Bitx Kit Transmitter Scope Waveforms

These voltages are what I would call "minimum". If you have more, it's probably good. With these voltages I was able to adjust the drive to get more than 12 watts out.

Unless otherwise noted, there is a 2 KHz, 50 millivolt signal applied to the mike input connector. If you have R92 on the board for electret mike voltage, be sure and capacitor couple the input signal. Something around 1-10 ufd should be great.

This signal is at the buttonhook of R77. R66 pot is fully CW or CCW. What you are seeing is the 11 MHz BFO coupled back through T6 being varied at the 2 KHz rate. This is not modulated at this point. The 2 signals have just been linearly added. For modulation to occur and new frequencies be produced, the signal has to travel through a non-linear device. This will be the diodes, D14 and D15. We will have a modulated waveform, double sideband, after modulation through the diodes at R66.

This signal is at the buttonhook of R77. This signal is with R66 turned the opposite way. The 2 extremes may not give you the same voltage.

Buttonhook of D13 with R66 at one end. There are 3 frequencies present here. The BFO, the upper and lower sideband.

Buttonhook of D13 with R66 balanced. There are now only 2 frequencies here. The lower and the upper sideband. Balancing R66 has removed the carrier frequency.
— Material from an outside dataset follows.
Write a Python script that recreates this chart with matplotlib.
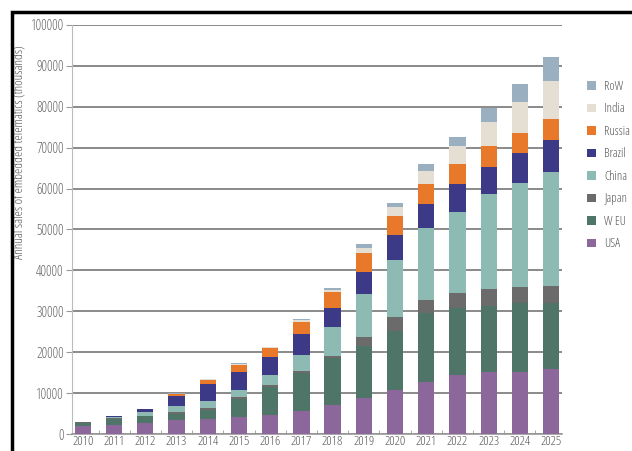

Buttonhook of D11. The crystal filter has removed the lower sideband. This is now basically only one frequency. The "fuzz" is caused by extra high frequency components and harmonics. This will all be removed later by the band pass filter.

This is the junction of R14 - L10. After mixing the upper sideband with the VFO frequency, we are now at 14 MHz. Adjusting the VFO should change the frequency.

This is the buttonhook of D2. The signal frequencies here are the VFO + the upper sideband, the VFO - the upper sideband and all of their sums and differences. The band pass filter's job is to get rid of everything but the upper sideband frequency. If you don't have at least this much signal voltage, you probably won't be able to get enough drive. The band pass filter has a 5db loss. 6db is 1/2 voltage and we want to end up with around 800mv's after the filter.

This is the junction C11-C13. The band pass filter has removed all of the extraneous frequencies and left only the upper sideband frequency. This should be a clean looking sine wave. The adjustment of C14 and C18 in the band pass filter will have a great effect on the signal level. You want to adjust them at the frequency area that you plan on using the most. The scope probe will be de tuning the basdpass filter while connected to this point. The final tuning of C14 and C18 should be done with the scope connected either at the junction of Q20-R83 or at the dummy load after adjusting the PA bias.

This is the junction R83 - Q20. With the scope probe out of the filter, readjust C14 and C18. With this much drive voltage, you should be able to drive the PA to 10 - 12 watts output with the drive pot less than 3/4th's full CW. The adjustment of the PA bias is very sensitive and if you are unable to get full power out, reset and readjust.